THE PROBLEM:
Repeat, exactly and completely, the material that follows. Omit the pictures.

DATA SECTION:
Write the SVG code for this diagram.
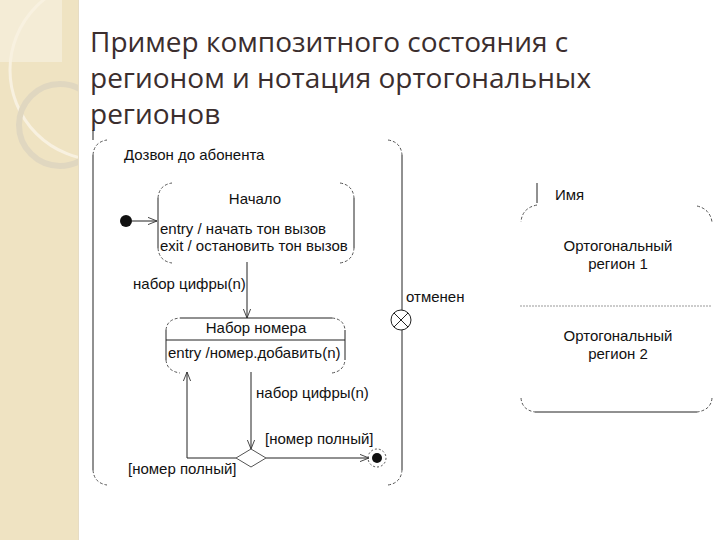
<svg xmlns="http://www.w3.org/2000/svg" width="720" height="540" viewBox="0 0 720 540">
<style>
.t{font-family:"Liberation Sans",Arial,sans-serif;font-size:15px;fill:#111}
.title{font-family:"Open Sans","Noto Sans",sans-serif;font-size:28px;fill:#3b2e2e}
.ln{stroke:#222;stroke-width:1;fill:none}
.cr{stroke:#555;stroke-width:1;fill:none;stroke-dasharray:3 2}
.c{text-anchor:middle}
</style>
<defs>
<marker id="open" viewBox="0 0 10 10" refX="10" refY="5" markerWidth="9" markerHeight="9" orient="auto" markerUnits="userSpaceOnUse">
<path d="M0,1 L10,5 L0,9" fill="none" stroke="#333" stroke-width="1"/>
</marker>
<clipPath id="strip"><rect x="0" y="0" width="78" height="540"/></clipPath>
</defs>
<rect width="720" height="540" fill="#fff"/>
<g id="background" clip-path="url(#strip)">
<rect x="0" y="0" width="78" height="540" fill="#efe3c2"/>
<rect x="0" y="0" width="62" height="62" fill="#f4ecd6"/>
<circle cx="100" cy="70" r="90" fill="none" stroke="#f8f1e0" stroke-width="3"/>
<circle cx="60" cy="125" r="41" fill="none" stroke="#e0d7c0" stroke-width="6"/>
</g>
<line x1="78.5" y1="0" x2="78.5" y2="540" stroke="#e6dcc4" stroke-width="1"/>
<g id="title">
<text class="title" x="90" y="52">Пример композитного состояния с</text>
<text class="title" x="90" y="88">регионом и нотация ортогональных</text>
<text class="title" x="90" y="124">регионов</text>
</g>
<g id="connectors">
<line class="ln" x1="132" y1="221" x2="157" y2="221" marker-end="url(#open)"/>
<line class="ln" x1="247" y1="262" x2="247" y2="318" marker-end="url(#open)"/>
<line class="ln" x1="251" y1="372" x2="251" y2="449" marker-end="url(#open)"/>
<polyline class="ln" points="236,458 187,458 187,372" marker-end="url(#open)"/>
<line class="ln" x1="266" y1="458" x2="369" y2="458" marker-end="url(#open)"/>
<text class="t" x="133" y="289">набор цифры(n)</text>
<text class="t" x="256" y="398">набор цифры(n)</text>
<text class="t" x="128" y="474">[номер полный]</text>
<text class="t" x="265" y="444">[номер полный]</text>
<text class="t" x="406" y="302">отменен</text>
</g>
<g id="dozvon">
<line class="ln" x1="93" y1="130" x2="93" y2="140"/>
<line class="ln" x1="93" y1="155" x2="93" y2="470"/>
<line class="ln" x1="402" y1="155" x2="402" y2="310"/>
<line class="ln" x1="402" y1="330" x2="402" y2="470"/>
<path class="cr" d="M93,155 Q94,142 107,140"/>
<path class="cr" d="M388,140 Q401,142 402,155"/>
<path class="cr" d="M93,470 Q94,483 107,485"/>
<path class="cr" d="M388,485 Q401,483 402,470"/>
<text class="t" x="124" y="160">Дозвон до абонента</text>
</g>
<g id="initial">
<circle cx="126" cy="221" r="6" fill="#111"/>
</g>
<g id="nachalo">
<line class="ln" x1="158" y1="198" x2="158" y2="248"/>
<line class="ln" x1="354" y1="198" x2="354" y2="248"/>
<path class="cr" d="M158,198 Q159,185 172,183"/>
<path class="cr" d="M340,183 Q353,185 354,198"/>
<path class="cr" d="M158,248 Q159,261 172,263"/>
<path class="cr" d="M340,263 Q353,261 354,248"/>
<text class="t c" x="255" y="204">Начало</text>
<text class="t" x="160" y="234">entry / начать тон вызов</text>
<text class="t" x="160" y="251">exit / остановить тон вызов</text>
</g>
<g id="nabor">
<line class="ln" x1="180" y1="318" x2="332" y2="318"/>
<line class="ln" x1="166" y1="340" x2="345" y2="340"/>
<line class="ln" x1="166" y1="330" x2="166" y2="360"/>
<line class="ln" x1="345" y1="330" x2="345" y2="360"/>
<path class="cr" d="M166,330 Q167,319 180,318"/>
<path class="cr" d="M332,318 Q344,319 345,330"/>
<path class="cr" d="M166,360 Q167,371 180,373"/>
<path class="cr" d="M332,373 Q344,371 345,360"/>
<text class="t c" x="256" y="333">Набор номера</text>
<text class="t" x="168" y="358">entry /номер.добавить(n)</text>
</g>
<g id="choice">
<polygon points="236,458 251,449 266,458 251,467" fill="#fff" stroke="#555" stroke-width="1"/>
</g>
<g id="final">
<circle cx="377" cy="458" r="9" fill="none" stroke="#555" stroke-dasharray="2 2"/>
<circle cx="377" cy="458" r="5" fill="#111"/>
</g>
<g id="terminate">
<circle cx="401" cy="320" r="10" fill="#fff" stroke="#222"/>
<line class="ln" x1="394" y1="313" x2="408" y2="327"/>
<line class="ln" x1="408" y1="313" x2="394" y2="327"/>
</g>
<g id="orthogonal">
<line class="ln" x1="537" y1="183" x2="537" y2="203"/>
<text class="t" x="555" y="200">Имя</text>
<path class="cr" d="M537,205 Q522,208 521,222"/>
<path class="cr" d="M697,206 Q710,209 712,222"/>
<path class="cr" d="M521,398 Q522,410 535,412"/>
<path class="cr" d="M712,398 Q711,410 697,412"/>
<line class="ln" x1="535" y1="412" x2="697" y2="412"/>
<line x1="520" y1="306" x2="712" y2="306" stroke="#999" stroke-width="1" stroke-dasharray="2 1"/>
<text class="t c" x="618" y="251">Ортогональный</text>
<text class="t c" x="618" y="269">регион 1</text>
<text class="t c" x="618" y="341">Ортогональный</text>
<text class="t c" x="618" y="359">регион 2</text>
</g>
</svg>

WRITTEN RESPONSE:
Write the SVG code for this diagram.
<svg xmlns="http://www.w3.org/2000/svg" width="720" height="540" viewBox="0 0 720 540">
<style>
.t{font-family:"Liberation Sans",Arial,sans-serif;font-size:15px;fill:#111}
.title{font-family:"Open Sans","Noto Sans",sans-serif;font-size:28px;fill:#3b2e2e}
.ln{stroke:#222;stroke-width:1;fill:none}
.cr{stroke:#555;stroke-width:1;fill:none;stroke-dasharray:3 2}
.c{text-anchor:middle}
</style>
<defs>
<marker id="open" viewBox="0 0 10 10" refX="10" refY="5" markerWidth="9" markerHeight="9" orient="auto" markerUnits="userSpaceOnUse">
<path d="M0,1 L10,5 L0,9" fill="none" stroke="#333" stroke-width="1"/>
</marker>
<clipPath id="strip"><rect x="0" y="0" width="78" height="540"/></clipPath>
</defs>
<rect width="720" height="540" fill="#fff"/>
<g id="background" clip-path="url(#strip)">
<rect x="0" y="0" width="78" height="540" fill="#efe3c2"/>
<rect x="0" y="0" width="62" height="62" fill="#f4ecd6"/>
<circle cx="100" cy="70" r="90" fill="none" stroke="#f8f1e0" stroke-width="3"/>
<circle cx="60" cy="125" r="41" fill="none" stroke="#e0d7c0" stroke-width="6"/>
</g>
<line x1="78.5" y1="0" x2="78.5" y2="540" stroke="#e6dcc4" stroke-width="1"/>
<g id="title">
<text class="title" x="90" y="52">Пример композитного состояния с</text>
<text class="title" x="90" y="88">регионом и нотация ортогональных</text>
<text class="title" x="90" y="124">регионов</text>
</g>
<g id="connectors">
<line class="ln" x1="132" y1="221" x2="157" y2="221" marker-end="url(#open)"/>
<line class="ln" x1="247" y1="262" x2="247" y2="318" marker-end="url(#open)"/>
<line class="ln" x1="251" y1="372" x2="251" y2="449" marker-end="url(#open)"/>
<polyline class="ln" points="236,458 187,458 187,372" marker-end="url(#open)"/>
<line class="ln" x1="266" y1="458" x2="369" y2="458" marker-end="url(#open)"/>
<text class="t" x="133" y="289">набор цифры(n)</text>
<text class="t" x="256" y="398">набор цифры(n)</text>
<text class="t" x="128" y="474">[номер полный]</text>
<text class="t" x="265" y="444">[номер полный]</text>
<text class="t" x="406" y="302">отменен</text>
</g>
<g id="dozvon">
<line class="ln" x1="93" y1="130" x2="93" y2="140"/>
<line class="ln" x1="93" y1="155" x2="93" y2="470"/>
<line class="ln" x1="402" y1="155" x2="402" y2="310"/>
<line class="ln" x1="402" y1="330" x2="402" y2="470"/>
<path class="cr" d="M93,155 Q94,142 107,140"/>
<path class="cr" d="M388,140 Q401,142 402,155"/>
<path class="cr" d="M93,470 Q94,483 107,485"/>
<path class="cr" d="M388,485 Q401,483 402,470"/>
<text class="t" x="124" y="160">Дозвон до абонента</text>
</g>
<g id="initial">
<circle cx="126" cy="221" r="6" fill="#111"/>
</g>
<g id="nachalo">
<line class="ln" x1="158" y1="198" x2="158" y2="248"/>
<line class="ln" x1="354" y1="198" x2="354" y2="248"/>
<path class="cr" d="M158,198 Q159,185 172,183"/>
<path class="cr" d="M340,183 Q353,185 354,198"/>
<path class="cr" d="M158,248 Q159,261 172,263"/>
<path class="cr" d="M340,263 Q353,261 354,248"/>
<text class="t c" x="255" y="204">Начало</text>
<text class="t" x="160" y="234">entry / начать тон вызов</text>
<text class="t" x="160" y="251">exit / остановить тон вызов</text>
</g>
<g id="nabor">
<line class="ln" x1="180" y1="318" x2="332" y2="318"/>
<line class="ln" x1="166" y1="340" x2="345" y2="340"/>
<line class="ln" x1="166" y1="330" x2="166" y2="360"/>
<line class="ln" x1="345" y1="330" x2="345" y2="360"/>
<path class="cr" d="M166,330 Q167,319 180,318"/>
<path class="cr" d="M332,318 Q344,319 345,330"/>
<path class="cr" d="M166,360 Q167,371 180,373"/>
<path class="cr" d="M332,373 Q344,371 345,360"/>
<text class="t c" x="256" y="333">Набор номера</text>
<text class="t" x="168" y="358">entry /номер.добавить(n)</text>
</g>
<g id="choice">
<polygon points="236,458 251,449 266,458 251,467" fill="#fff" stroke="#555" stroke-width="1"/>
</g>
<g id="final">
<circle cx="377" cy="458" r="9" fill="none" stroke="#555" stroke-dasharray="2 2"/>
<circle cx="377" cy="458" r="5" fill="#111"/>
</g>
<g id="terminate">
<circle cx="401" cy="320" r="10" fill="#fff" stroke="#222"/>
<line class="ln" x1="394" y1="313" x2="408" y2="327"/>
<line class="ln" x1="408" y1="313" x2="394" y2="327"/>
</g>
<g id="orthogonal">
<line class="ln" x1="537" y1="183" x2="537" y2="203"/>
<text class="t" x="555" y="200">Имя</text>
<path class="cr" d="M537,205 Q522,208 521,222"/>
<path class="cr" d="M697,206 Q710,209 712,222"/>
<path class="cr" d="M521,398 Q522,410 535,412"/>
<path class="cr" d="M712,398 Q711,410 697,412"/>
<line class="ln" x1="535" y1="412" x2="697" y2="412"/>
<line x1="520" y1="306" x2="712" y2="306" stroke="#999" stroke-width="1" stroke-dasharray="2 1"/>
<text class="t c" x="618" y="251">Ортогональный</text>
<text class="t c" x="618" y="269">регион 1</text>
<text class="t c" x="618" y="341">Ортогональный</text>
<text class="t c" x="618" y="359">регион 2</text>
</g>
</svg>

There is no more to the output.